— Begin —
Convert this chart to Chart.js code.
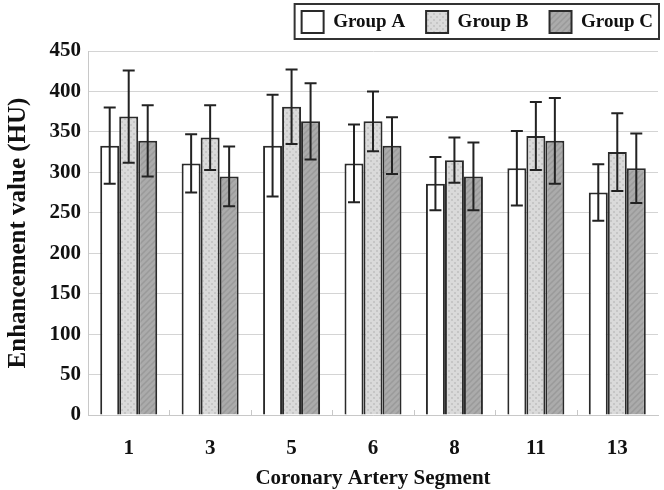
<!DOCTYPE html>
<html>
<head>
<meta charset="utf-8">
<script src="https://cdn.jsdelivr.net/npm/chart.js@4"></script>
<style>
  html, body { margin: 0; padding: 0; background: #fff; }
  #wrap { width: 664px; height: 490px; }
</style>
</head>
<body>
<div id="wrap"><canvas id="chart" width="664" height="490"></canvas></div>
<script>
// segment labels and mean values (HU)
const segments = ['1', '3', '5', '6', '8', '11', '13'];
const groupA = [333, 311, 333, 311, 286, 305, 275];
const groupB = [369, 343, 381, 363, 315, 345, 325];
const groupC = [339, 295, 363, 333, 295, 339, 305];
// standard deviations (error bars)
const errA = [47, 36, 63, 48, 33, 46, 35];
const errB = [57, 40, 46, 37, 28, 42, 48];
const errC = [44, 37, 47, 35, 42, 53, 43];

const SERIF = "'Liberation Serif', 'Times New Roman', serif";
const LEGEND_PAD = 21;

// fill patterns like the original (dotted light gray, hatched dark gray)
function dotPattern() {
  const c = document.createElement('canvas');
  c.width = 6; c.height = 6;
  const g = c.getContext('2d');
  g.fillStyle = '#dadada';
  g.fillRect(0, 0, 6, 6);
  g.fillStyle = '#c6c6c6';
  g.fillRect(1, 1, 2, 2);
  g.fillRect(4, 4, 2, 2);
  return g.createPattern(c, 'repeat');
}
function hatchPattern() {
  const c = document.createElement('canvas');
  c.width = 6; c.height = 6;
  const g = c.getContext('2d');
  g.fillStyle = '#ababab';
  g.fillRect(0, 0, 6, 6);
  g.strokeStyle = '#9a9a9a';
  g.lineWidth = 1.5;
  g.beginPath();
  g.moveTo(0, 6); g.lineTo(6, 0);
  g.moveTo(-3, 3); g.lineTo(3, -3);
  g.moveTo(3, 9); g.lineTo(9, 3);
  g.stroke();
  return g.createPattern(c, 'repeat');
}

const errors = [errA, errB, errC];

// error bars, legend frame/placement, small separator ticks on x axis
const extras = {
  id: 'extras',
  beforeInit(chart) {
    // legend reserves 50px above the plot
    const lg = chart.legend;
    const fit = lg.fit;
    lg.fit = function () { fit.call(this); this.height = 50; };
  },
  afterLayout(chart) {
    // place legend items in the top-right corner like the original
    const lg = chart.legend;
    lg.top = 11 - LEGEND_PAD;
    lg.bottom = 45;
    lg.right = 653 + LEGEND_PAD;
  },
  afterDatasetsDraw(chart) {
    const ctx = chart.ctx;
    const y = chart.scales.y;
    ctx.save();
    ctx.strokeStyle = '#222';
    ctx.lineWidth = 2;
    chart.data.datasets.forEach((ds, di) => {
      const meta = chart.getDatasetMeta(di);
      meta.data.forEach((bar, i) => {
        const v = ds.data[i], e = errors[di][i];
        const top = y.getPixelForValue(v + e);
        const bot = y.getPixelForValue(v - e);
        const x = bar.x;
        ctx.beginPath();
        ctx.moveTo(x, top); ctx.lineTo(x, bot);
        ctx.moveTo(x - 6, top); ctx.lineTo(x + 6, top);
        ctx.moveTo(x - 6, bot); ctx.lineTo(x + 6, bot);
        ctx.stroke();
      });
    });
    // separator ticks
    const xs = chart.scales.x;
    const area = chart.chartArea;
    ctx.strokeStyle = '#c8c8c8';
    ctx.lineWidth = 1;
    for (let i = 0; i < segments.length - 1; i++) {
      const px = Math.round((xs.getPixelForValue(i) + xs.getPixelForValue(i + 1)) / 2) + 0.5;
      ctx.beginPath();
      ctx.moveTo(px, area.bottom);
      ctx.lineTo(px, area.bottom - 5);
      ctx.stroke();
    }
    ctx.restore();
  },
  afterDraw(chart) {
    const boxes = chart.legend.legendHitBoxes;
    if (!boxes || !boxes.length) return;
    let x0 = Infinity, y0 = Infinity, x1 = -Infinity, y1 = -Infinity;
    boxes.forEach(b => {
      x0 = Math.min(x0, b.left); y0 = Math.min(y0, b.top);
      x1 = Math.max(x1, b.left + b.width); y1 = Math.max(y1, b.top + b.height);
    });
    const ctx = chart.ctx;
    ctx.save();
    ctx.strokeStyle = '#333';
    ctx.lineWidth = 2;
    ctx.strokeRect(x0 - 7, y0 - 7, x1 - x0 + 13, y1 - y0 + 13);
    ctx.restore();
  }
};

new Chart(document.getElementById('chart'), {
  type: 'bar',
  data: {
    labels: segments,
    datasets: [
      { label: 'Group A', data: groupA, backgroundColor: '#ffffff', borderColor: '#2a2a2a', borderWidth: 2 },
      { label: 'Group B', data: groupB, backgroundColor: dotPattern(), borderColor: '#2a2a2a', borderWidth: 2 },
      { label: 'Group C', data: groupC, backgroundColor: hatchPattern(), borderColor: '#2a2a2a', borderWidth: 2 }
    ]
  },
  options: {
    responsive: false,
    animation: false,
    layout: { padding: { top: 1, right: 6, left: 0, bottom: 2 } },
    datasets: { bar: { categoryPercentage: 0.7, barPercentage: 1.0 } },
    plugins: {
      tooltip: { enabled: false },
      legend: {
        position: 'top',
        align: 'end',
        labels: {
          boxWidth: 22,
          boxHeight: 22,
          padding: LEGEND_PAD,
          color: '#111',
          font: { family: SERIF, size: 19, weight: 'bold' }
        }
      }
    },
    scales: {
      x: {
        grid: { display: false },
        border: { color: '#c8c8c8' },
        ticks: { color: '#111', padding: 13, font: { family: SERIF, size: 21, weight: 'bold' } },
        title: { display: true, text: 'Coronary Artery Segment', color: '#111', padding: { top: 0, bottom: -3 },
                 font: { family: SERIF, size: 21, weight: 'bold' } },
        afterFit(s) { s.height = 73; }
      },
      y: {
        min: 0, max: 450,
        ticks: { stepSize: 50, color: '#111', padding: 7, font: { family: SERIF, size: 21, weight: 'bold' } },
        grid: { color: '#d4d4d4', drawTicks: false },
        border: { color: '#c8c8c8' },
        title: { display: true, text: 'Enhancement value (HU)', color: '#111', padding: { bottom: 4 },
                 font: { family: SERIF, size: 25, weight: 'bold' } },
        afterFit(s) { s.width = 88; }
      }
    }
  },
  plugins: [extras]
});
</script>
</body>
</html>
— End —
AIM OF THE TASK: Omit the pictures, then output the rest of the listing exactly.

SOLUTION TO THE EXERCISE:
Convert this chart to Chart.js code.
<!DOCTYPE html>
<html>
<head>
<meta charset="utf-8">
<script src="https://cdn.jsdelivr.net/npm/chart.js@4"></script>
<style>
  html, body { margin: 0; padding: 0; background: #fff; }
  #wrap { width: 664px; height: 490px; }
</style>
</head>
<body>
<div id="wrap"><canvas id="chart" width="664" height="490"></canvas></div>
<script>
// segment labels and mean values (HU)
const segments = ['1', '3', '5', '6', '8', '11', '13'];
const groupA = [333, 311, 333, 311, 286, 305, 275];
const groupB = [369, 343, 381, 363, 315, 345, 325];
const groupC = [339, 295, 363, 333, 295, 339, 305];
// standard deviations (error bars)
const errA = [47, 36, 63, 48, 33, 46, 35];
const errB = [57, 40, 46, 37, 28, 42, 48];
const errC = [44, 37, 47, 35, 42, 53, 43];

const SERIF = "'Liberation Serif', 'Times New Roman', serif";
const LEGEND_PAD = 21;

// fill patterns like the original (dotted light gray, hatched dark gray)
function dotPattern() {
  const c = document.createElement('canvas');
  c.width = 6; c.height = 6;
  const g = c.getContext('2d');
  g.fillStyle = '#dadada';
  g.fillRect(0, 0, 6, 6);
  g.fillStyle = '#c6c6c6';
  g.fillRect(1, 1, 2, 2);
  g.fillRect(4, 4, 2, 2);
  return g.createPattern(c, 'repeat');
}
function hatchPattern() {
  const c = document.createElement('canvas');
  c.width = 6; c.height = 6;
  const g = c.getContext('2d');
  g.fillStyle = '#ababab';
  g.fillRect(0, 0, 6, 6);
  g.strokeStyle = '#9a9a9a';
  g.lineWidth = 1.5;
  g.beginPath();
  g.moveTo(0, 6); g.lineTo(6, 0);
  g.moveTo(-3, 3); g.lineTo(3, -3);
  g.moveTo(3, 9); g.lineTo(9, 3);
  g.stroke();
  return g.createPattern(c, 'repeat');
}

const errors = [errA, errB, errC];

// error bars, legend frame/placement, small separator ticks on x axis
const extras = {
  id: 'extras',
  beforeInit(chart) {
    // legend reserves 50px above the plot
    const lg = chart.legend;
    const fit = lg.fit;
    lg.fit = function () { fit.call(this); this.height = 50; };
  },
  afterLayout(chart) {
    // place legend items in the top-right corner like the original
    const lg = chart.legend;
    lg.top = 11 - LEGEND_PAD;
    lg.bottom = 45;
    lg.right = 653 + LEGEND_PAD;
  },
  afterDatasetsDraw(chart) {
    const ctx = chart.ctx;
    const y = chart.scales.y;
    ctx.save();
    ctx.strokeStyle = '#222';
    ctx.lineWidth = 2;
    chart.data.datasets.forEach((ds, di) => {
      const meta = chart.getDatasetMeta(di);
      meta.data.forEach((bar, i) => {
        const v = ds.data[i], e = errors[di][i];
        const top = y.getPixelForValue(v + e);
        const bot = y.getPixelForValue(v - e);
        const x = bar.x;
        ctx.beginPath();
        ctx.moveTo(x, top); ctx.lineTo(x, bot);
        ctx.moveTo(x - 6, top); ctx.lineTo(x + 6, top);
        ctx.moveTo(x - 6, bot); ctx.lineTo(x + 6, bot);
        ctx.stroke();
      });
    });
    // separator ticks
    const xs = chart.scales.x;
    const area = chart.chartArea;
    ctx.strokeStyle = '#c8c8c8';
    ctx.lineWidth = 1;
    for (let i = 0; i < segments.length - 1; i++) {
      const px = Math.round((xs.getPixelForValue(i) + xs.getPixelForValue(i + 1)) / 2) + 0.5;
      ctx.beginPath();
      ctx.moveTo(px, area.bottom);
      ctx.lineTo(px, area.bottom - 5);
      ctx.stroke();
    }
    ctx.restore();
  },
  afterDraw(chart) {
    const boxes = chart.legend.legendHitBoxes;
    if (!boxes || !boxes.length) return;
    let x0 = Infinity, y0 = Infinity, x1 = -Infinity, y1 = -Infinity;
    boxes.forEach(b => {
      x0 = Math.min(x0, b.left); y0 = Math.min(y0, b.top);
      x1 = Math.max(x1, b.left + b.width); y1 = Math.max(y1, b.top + b.height);
    });
    const ctx = chart.ctx;
    ctx.save();
    ctx.strokeStyle = '#333';
    ctx.lineWidth = 2;
    ctx.strokeRect(x0 - 7, y0 - 7, x1 - x0 + 13, y1 - y0 + 13);
    ctx.restore();
  }
};

new Chart(document.getElementById('chart'), {
  type: 'bar',
  data: {
    labels: segments,
    datasets: [
      { label: 'Group A', data: groupA, backgroundColor: '#ffffff', borderColor: '#2a2a2a', borderWidth: 2 },
      { label: 'Group B', data: groupB, backgroundColor: dotPattern(), borderColor: '#2a2a2a', borderWidth: 2 },
      { label: 'Group C', data: groupC, backgroundColor: hatchPattern(), borderColor: '#2a2a2a', borderWidth: 2 }
    ]
  },
  options: {
    responsive: false,
    animation: false,
    layout: { padding: { top: 1, right: 6, left: 0, bottom: 2 } },
    datasets: { bar: { categoryPercentage: 0.7, barPercentage: 1.0 } },
    plugins: {
      tooltip: { enabled: false },
      legend: {
        position: 'top',
        align: 'end',
        labels: {
          boxWidth: 22,
          boxHeight: 22,
          padding: LEGEND_PAD,
          color: '#111',
          font: { family: SERIF, size: 19, weight: 'bold' }
        }
      }
    },
    scales: {
      x: {
        grid: { display: false },
        border: { color: '#c8c8c8' },
        ticks: { color: '#111', padding: 13, font: { family: SERIF, size: 21, weight: 'bold' } },
        title: { display: true, text: 'Coronary Artery Segment', color: '#111', padding: { top: 0, bottom: -3 },
                 font: { family: SERIF, size: 21, weight: 'bold' } },
        afterFit(s) { s.height = 73; }
      },
      y: {
        min: 0, max: 450,
        ticks: { stepSize: 50, color: '#111', padding: 7, font: { family: SERIF, size: 21, weight: 'bold' } },
        grid: { color: '#d4d4d4', drawTicks: false },
        border: { color: '#c8c8c8' },
        title: { display: true, text: 'Enhancement value (HU)', color: '#111', padding: { bottom: 4 },
                 font: { family: SERIF, size: 25, weight: 'bold' } },
        afterFit(s) { s.width = 88; }
      }
    }
  },
  plugins: [extras]
});
</script>
</body>
</html>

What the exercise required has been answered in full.